Only the lines from the start of the data below through the line that contains "2.3, 1.5, 1.7]" are to be copied, exactly and without pictures.

▶

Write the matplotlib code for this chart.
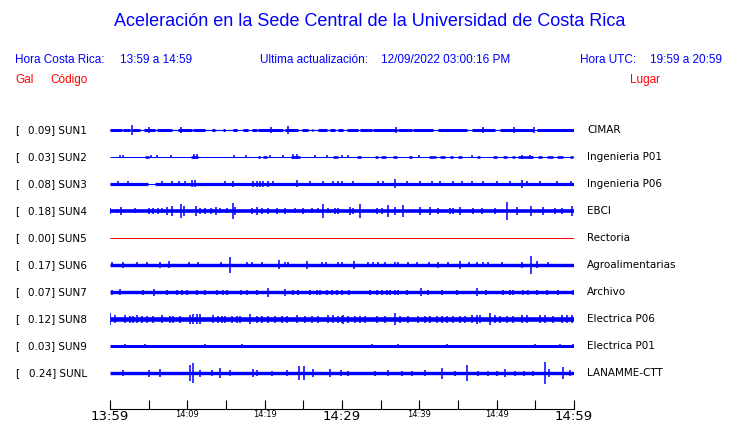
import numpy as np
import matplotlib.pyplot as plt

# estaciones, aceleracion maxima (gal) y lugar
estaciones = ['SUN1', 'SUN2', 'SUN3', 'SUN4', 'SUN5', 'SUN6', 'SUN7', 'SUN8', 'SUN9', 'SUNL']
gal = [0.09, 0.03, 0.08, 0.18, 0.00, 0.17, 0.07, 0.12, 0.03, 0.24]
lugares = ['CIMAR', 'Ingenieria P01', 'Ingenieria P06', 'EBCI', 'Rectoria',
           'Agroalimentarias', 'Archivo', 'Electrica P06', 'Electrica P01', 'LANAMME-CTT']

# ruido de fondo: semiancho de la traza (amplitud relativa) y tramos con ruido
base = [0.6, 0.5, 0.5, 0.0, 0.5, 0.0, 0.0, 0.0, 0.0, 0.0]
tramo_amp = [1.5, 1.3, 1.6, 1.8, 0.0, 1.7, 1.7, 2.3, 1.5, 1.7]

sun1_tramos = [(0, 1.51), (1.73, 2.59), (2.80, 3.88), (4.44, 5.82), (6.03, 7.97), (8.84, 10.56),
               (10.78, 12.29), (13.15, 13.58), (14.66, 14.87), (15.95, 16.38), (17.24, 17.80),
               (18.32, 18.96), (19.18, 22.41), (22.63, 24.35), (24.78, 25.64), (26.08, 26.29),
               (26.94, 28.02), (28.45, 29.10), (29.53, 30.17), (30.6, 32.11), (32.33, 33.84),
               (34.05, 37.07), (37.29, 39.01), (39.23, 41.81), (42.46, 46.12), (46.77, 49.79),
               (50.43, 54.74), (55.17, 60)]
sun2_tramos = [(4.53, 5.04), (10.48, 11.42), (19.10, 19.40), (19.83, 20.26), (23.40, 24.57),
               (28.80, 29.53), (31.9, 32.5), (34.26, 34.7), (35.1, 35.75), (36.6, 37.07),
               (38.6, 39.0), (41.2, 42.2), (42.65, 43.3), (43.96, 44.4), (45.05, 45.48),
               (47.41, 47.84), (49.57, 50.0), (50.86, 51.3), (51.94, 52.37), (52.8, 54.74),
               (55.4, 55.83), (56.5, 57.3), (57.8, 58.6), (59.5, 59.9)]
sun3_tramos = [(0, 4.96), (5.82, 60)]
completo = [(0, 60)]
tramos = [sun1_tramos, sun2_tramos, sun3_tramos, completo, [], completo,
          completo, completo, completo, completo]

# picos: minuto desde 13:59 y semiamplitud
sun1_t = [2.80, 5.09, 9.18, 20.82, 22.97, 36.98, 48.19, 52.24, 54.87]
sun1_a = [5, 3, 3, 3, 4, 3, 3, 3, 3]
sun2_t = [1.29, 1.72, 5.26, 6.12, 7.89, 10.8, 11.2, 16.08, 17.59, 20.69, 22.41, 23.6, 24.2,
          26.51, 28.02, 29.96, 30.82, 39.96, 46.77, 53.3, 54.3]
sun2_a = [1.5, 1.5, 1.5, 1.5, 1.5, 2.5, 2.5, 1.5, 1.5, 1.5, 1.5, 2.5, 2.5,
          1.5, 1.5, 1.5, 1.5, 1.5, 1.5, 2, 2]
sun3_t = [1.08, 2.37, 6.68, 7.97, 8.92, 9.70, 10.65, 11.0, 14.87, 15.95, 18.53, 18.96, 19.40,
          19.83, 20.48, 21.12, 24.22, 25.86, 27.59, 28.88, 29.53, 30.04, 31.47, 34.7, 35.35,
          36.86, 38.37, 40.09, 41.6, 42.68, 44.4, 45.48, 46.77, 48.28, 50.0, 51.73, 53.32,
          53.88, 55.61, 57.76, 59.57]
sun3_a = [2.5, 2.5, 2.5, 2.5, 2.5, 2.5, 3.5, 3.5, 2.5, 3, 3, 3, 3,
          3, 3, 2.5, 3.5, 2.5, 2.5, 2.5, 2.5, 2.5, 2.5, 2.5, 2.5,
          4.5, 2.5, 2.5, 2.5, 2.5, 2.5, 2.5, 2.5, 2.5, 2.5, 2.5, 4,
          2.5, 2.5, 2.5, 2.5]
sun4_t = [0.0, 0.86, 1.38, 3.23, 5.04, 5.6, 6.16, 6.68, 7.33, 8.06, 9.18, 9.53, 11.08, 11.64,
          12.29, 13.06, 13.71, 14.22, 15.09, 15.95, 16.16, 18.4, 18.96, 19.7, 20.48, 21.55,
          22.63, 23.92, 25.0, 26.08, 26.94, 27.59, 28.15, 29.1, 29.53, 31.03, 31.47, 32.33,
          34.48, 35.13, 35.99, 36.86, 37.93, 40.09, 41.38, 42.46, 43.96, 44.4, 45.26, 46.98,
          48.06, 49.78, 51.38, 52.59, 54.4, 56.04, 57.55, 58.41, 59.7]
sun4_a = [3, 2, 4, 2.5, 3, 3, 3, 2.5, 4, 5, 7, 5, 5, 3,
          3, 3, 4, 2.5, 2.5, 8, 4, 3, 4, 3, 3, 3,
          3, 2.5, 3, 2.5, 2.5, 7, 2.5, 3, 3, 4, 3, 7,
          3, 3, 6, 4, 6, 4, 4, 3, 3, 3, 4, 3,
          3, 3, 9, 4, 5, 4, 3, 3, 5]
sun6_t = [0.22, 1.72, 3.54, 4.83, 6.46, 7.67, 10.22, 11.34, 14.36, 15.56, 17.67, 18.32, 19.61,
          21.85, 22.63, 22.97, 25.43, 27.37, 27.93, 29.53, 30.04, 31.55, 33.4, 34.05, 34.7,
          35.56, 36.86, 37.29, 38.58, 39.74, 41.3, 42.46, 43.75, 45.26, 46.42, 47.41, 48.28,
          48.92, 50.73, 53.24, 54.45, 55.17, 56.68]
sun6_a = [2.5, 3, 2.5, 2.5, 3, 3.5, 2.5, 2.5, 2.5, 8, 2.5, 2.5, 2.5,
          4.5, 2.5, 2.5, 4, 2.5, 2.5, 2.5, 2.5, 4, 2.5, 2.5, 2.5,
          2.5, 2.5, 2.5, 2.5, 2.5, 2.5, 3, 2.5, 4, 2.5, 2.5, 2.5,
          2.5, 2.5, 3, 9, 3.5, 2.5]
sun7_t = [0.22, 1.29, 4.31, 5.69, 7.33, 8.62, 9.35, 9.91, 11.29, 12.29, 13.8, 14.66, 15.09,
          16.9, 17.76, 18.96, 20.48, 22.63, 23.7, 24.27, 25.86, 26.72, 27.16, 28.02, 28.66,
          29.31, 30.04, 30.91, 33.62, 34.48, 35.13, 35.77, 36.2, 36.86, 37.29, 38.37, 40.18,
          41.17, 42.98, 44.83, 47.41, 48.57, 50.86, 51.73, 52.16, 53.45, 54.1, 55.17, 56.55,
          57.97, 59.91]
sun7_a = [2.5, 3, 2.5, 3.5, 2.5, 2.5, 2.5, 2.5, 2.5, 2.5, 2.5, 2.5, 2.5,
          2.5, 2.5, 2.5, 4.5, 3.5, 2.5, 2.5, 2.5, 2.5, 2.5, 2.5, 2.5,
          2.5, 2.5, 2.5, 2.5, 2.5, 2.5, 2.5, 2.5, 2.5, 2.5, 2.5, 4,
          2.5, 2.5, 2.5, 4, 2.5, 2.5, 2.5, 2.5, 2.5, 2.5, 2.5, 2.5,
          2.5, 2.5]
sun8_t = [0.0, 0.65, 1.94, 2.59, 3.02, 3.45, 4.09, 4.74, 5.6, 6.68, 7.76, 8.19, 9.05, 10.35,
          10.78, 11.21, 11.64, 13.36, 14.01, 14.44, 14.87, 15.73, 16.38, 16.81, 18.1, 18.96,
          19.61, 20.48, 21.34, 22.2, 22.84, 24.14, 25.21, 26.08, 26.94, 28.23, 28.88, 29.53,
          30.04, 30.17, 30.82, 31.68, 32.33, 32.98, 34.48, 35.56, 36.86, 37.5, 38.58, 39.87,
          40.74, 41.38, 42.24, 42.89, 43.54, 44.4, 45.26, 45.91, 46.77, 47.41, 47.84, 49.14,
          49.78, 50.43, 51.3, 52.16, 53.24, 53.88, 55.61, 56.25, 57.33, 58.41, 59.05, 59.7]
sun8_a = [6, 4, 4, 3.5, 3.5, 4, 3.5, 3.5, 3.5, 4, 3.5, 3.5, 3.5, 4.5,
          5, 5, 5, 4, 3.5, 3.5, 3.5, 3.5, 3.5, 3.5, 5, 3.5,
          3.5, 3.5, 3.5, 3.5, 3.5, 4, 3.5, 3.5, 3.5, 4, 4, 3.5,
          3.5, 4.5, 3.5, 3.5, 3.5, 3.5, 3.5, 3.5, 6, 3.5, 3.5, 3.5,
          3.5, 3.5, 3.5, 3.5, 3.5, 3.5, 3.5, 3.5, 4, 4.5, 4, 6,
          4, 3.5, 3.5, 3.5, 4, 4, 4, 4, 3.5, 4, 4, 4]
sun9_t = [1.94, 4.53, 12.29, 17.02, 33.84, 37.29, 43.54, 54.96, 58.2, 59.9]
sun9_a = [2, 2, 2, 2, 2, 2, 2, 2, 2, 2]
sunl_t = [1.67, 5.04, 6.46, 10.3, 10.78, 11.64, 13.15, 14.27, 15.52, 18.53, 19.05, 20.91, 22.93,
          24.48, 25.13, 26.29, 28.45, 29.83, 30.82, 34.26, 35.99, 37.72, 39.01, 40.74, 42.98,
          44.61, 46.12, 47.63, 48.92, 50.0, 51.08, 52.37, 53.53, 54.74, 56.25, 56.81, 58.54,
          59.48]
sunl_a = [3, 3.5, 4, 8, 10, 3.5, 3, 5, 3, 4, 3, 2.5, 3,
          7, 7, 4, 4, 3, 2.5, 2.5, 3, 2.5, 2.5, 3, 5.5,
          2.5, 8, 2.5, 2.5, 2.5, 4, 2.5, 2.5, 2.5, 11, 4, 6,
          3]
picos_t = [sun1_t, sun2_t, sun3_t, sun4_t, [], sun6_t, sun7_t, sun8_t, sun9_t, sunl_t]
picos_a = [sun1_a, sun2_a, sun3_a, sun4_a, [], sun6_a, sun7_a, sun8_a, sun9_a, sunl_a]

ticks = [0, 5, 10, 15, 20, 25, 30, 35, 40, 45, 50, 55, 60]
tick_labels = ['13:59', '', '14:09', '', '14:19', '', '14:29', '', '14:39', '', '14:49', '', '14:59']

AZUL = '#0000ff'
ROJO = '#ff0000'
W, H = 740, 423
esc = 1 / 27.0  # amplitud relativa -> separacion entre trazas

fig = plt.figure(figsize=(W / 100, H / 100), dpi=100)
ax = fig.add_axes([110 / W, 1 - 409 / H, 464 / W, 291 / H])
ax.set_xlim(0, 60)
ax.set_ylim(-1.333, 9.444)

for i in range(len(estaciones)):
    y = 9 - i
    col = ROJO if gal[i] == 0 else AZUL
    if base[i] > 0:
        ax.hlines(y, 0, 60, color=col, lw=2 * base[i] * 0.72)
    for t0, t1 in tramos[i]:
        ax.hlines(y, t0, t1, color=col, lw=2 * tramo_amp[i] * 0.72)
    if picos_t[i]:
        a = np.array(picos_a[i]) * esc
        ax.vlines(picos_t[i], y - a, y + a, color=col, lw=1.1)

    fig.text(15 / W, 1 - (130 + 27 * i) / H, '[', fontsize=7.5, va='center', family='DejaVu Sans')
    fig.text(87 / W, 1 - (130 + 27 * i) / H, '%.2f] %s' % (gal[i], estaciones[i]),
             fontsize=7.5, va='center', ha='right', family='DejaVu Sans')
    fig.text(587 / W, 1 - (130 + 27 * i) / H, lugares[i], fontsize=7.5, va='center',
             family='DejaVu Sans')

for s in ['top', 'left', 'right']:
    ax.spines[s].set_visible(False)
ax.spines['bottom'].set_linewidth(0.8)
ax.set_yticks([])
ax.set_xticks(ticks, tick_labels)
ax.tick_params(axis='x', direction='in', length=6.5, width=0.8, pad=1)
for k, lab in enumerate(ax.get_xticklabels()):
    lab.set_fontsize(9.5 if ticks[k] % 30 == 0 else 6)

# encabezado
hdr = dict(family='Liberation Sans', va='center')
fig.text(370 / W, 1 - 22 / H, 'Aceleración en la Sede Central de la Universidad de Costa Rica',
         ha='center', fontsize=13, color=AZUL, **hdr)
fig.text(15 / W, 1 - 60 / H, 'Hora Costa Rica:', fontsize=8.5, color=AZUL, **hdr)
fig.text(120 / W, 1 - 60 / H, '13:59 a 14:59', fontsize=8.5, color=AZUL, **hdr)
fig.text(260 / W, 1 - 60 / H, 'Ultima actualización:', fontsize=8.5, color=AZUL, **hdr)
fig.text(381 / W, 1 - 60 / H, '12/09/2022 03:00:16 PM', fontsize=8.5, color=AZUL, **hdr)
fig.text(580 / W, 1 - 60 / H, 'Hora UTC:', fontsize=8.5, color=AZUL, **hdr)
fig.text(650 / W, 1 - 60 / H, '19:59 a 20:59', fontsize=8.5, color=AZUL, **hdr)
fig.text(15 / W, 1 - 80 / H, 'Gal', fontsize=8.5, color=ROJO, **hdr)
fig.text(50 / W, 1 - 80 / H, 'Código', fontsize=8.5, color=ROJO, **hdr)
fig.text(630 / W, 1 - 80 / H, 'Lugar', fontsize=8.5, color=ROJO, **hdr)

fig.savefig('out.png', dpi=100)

◀

**SOLUTION TO THE EXERCISE**
Write the matplotlib code for this chart.
import numpy as np
import matplotlib.pyplot as plt

# estaciones, aceleracion maxima (gal) y lugar
estaciones = ['SUN1', 'SUN2', 'SUN3', 'SUN4', 'SUN5', 'SUN6', 'SUN7', 'SUN8', 'SUN9', 'SUNL']
gal = [0.09, 0.03, 0.08, 0.18, 0.00, 0.17, 0.07, 0.12, 0.03, 0.24]
lugares = ['CIMAR', 'Ingenieria P01', 'Ingenieria P06', 'EBCI', 'Rectoria',
           'Agroalimentarias', 'Archivo', 'Electrica P06', 'Electrica P01', 'LANAMME-CTT']

# ruido de fondo: semiancho de la traza (amplitud relativa) y tramos con ruido
base = [0.6, 0.5, 0.5, 0.0, 0.5, 0.0, 0.0, 0.0, 0.0, 0.0]
tramo_amp = [1.5, 1.3, 1.6, 1.8, 0.0, 1.7, 1.7, 2.3, 1.5, 1.7]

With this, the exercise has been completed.